◆ Job ◆
The lines to return are those from the one containing "Rebuild this chart" down to the one containing "import pandas as pd", inclusive; return them exactly and nothing else.

◆ Supplied material ◆

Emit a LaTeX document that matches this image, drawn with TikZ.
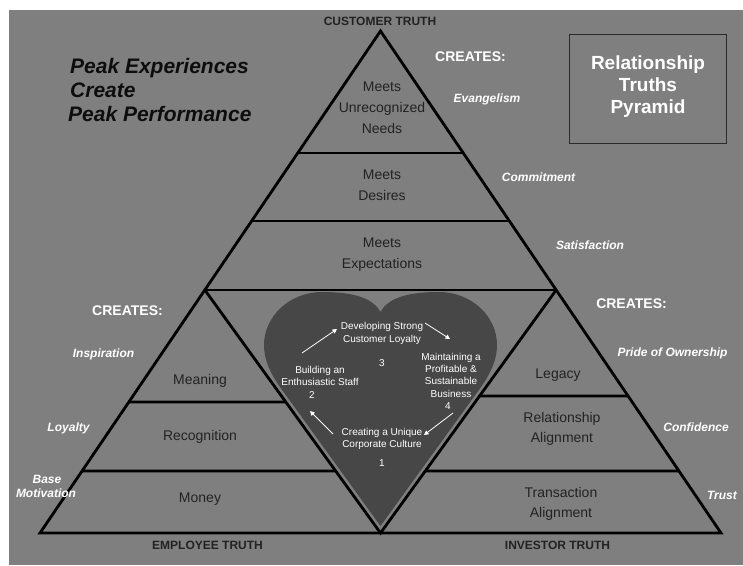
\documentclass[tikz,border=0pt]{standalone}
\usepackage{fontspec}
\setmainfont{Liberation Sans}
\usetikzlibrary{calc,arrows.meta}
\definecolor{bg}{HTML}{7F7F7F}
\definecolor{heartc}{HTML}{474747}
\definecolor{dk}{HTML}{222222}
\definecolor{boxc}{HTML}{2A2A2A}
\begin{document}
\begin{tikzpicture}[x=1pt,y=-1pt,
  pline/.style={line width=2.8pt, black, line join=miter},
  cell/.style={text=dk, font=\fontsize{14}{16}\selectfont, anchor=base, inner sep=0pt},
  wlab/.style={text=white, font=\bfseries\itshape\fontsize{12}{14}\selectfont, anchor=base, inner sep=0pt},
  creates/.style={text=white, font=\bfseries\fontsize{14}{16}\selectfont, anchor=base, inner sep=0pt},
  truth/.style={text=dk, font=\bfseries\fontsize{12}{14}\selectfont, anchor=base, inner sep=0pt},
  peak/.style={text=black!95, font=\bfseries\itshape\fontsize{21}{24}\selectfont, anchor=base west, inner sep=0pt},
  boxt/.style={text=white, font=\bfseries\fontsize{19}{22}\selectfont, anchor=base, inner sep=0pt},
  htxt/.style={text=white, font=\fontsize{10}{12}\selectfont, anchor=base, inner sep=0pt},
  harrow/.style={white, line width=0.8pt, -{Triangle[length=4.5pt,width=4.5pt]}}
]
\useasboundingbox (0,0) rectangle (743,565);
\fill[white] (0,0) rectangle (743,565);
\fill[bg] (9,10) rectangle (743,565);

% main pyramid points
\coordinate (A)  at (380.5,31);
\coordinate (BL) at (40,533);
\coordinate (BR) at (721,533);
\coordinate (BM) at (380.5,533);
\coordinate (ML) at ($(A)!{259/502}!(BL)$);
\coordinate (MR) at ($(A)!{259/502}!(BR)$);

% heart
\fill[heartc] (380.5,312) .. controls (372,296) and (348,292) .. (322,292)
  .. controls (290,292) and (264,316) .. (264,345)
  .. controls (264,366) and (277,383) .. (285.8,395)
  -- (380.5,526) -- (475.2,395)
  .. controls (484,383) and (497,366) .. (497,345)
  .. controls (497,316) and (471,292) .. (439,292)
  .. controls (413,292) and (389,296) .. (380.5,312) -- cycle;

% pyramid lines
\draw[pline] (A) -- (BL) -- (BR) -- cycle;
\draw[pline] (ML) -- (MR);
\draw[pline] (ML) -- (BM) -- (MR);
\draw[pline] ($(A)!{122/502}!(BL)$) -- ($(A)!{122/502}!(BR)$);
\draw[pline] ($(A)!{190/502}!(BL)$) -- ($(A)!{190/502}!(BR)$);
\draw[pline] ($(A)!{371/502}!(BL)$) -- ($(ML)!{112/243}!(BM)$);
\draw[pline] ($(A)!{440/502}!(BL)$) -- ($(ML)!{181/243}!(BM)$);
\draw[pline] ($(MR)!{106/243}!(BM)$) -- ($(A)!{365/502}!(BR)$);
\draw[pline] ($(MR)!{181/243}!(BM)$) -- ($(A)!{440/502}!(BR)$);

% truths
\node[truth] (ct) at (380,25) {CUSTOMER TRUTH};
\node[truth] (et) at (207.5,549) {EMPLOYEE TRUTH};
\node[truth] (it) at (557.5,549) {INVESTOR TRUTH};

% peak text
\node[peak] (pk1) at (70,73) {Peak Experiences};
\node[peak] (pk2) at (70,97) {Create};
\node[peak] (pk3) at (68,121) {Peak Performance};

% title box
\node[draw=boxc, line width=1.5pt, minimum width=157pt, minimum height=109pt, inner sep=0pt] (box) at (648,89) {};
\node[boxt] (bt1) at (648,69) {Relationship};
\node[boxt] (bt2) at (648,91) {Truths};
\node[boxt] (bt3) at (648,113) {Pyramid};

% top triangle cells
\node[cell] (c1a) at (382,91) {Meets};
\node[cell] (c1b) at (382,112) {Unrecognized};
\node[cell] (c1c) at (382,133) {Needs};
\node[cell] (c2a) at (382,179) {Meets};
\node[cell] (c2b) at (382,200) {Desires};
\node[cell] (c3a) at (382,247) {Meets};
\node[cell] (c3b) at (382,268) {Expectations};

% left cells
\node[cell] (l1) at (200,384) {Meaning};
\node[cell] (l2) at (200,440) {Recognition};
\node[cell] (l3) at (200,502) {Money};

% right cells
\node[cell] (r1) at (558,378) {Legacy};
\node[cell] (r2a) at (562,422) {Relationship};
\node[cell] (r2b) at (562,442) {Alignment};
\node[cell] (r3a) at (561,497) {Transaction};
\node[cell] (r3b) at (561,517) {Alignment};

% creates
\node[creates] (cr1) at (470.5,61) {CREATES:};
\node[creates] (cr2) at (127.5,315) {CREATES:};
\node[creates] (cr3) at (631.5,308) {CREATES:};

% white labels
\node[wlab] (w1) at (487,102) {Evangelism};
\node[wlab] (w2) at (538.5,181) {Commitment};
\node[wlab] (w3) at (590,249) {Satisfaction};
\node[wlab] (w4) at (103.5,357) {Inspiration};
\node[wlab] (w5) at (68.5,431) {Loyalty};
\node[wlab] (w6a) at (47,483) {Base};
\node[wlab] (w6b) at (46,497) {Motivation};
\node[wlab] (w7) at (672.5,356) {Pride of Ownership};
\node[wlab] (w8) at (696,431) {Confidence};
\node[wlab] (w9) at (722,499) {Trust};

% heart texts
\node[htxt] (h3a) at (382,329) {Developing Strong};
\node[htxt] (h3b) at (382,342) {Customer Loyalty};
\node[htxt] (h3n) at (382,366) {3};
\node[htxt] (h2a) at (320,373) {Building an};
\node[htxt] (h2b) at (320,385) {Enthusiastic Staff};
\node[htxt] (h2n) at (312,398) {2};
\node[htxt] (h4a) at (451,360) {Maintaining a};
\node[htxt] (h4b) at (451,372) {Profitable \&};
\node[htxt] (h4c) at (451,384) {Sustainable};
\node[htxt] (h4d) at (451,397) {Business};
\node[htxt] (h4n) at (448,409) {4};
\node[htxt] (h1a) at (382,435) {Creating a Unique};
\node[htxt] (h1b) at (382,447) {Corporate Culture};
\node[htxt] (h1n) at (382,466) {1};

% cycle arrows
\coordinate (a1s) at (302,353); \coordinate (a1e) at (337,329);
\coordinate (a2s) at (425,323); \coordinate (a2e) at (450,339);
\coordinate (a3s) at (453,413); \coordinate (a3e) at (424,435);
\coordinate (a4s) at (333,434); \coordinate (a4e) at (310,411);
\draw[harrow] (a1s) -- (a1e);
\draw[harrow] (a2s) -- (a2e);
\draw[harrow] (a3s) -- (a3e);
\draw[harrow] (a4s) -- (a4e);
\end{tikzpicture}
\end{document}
...
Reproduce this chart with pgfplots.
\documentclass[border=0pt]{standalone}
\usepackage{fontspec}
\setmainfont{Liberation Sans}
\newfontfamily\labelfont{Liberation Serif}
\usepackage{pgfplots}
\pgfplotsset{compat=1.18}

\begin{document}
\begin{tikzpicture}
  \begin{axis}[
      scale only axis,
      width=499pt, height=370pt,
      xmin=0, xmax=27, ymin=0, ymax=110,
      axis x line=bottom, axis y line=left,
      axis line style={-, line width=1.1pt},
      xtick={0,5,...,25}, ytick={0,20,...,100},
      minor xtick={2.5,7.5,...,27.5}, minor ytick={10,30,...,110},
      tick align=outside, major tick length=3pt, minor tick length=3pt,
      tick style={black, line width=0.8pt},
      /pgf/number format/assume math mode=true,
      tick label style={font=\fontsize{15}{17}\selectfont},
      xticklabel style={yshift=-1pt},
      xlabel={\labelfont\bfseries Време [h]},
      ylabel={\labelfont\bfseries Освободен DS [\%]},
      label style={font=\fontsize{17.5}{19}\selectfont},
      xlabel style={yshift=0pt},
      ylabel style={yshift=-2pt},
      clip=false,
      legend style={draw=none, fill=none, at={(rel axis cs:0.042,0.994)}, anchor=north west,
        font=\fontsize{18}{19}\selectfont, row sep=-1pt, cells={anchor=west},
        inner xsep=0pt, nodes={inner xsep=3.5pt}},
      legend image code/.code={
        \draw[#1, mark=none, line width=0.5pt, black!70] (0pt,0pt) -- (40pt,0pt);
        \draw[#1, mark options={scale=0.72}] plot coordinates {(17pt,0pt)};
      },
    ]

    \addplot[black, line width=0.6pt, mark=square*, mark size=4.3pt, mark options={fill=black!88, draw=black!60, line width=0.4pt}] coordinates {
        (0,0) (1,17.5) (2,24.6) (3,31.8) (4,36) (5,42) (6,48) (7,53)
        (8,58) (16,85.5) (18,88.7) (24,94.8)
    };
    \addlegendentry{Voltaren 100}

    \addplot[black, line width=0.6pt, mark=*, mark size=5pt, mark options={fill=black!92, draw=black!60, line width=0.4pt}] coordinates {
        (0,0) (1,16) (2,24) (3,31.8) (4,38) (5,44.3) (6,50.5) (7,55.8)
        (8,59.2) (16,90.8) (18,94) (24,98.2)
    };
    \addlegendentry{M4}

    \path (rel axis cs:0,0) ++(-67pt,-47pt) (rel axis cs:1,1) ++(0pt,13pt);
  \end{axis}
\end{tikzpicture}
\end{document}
* * *
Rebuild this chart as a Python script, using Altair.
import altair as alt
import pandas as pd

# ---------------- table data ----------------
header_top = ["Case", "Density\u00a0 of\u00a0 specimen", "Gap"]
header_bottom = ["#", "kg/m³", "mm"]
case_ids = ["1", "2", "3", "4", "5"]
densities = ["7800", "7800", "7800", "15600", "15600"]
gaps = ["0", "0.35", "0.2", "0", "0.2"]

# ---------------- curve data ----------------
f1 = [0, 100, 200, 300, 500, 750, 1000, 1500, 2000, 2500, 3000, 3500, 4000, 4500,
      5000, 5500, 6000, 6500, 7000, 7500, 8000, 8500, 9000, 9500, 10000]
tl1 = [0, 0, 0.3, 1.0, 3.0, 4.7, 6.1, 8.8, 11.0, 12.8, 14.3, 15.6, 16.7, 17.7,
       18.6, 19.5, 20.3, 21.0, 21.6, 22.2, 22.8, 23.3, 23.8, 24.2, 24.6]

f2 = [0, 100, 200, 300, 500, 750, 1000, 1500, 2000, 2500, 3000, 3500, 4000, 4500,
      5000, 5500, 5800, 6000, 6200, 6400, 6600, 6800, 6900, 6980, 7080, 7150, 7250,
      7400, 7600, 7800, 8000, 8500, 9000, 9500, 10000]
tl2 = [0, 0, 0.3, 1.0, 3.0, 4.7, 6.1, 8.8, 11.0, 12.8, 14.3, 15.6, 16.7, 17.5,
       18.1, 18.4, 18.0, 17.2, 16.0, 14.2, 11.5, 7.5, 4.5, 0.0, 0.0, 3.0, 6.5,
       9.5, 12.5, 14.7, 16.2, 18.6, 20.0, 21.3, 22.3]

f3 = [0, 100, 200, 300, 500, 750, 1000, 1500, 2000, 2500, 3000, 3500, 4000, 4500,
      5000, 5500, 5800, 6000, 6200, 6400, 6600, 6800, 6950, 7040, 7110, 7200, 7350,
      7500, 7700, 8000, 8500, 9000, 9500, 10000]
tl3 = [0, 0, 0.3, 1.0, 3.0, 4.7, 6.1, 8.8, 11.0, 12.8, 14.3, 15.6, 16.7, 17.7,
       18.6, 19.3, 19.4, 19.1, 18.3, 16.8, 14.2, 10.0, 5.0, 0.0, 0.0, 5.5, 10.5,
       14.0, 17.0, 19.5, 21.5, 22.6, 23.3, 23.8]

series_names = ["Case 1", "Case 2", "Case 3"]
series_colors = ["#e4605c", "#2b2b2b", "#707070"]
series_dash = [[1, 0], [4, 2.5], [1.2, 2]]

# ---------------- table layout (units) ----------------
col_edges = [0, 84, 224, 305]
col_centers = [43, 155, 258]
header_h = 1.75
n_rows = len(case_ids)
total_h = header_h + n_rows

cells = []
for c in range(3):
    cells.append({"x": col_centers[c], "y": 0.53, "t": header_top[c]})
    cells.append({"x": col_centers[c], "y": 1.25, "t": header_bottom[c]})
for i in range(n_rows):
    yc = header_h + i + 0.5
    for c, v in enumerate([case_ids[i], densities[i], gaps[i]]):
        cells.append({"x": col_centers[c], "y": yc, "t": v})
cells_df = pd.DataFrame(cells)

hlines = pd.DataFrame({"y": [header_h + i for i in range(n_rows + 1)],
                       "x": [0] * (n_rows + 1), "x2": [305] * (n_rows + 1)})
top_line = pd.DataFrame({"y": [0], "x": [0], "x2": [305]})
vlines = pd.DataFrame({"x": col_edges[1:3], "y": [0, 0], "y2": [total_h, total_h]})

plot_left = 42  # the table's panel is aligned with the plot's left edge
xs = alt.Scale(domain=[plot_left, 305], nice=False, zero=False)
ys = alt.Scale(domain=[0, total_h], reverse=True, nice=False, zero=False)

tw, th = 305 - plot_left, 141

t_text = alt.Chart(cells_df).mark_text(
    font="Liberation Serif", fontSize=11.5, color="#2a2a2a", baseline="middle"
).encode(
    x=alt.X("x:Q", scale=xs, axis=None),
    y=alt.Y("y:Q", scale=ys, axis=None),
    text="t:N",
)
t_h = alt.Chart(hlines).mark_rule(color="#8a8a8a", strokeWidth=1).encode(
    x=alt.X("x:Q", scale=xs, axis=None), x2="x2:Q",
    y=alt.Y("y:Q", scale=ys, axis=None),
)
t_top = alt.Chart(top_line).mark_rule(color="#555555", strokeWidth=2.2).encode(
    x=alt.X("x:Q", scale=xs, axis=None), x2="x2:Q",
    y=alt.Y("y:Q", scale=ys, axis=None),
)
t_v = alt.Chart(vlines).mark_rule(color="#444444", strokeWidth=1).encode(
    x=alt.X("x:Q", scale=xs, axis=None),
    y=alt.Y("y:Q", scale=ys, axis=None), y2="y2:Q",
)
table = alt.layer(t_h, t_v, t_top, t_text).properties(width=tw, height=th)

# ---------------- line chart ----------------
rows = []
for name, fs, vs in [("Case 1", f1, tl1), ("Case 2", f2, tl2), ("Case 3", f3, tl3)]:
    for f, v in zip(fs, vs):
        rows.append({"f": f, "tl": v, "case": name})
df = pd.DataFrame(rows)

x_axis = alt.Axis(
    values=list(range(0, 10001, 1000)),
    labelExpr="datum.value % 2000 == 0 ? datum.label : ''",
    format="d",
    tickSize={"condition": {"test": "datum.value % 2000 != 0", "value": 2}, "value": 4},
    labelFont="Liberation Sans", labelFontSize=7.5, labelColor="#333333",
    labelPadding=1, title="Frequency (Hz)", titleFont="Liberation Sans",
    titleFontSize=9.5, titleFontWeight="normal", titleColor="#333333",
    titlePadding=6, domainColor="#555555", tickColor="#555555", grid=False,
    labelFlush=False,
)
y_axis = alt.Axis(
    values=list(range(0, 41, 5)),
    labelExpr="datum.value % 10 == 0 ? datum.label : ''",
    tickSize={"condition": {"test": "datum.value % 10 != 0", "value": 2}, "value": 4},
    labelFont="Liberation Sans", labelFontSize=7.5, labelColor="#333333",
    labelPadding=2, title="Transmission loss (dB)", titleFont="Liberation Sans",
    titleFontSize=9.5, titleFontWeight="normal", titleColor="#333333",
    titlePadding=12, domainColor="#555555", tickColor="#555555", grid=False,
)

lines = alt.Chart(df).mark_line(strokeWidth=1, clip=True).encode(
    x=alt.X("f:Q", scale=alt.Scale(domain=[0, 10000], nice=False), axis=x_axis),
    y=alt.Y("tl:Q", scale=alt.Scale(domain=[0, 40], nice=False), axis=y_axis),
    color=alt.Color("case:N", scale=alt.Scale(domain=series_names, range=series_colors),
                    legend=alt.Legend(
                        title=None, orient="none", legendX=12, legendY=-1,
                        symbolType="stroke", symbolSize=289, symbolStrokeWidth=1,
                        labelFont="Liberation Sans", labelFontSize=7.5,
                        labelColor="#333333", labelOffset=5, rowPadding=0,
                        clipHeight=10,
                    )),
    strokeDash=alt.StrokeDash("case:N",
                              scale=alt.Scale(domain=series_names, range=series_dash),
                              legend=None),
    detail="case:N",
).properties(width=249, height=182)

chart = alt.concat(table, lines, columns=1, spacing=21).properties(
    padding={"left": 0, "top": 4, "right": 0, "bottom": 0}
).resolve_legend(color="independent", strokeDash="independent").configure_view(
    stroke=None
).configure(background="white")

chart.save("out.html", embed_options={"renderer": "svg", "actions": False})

◆ Correct output ◆
Rebuild this chart as a Python script, using Altair.
import altair as alt
import pandas as pd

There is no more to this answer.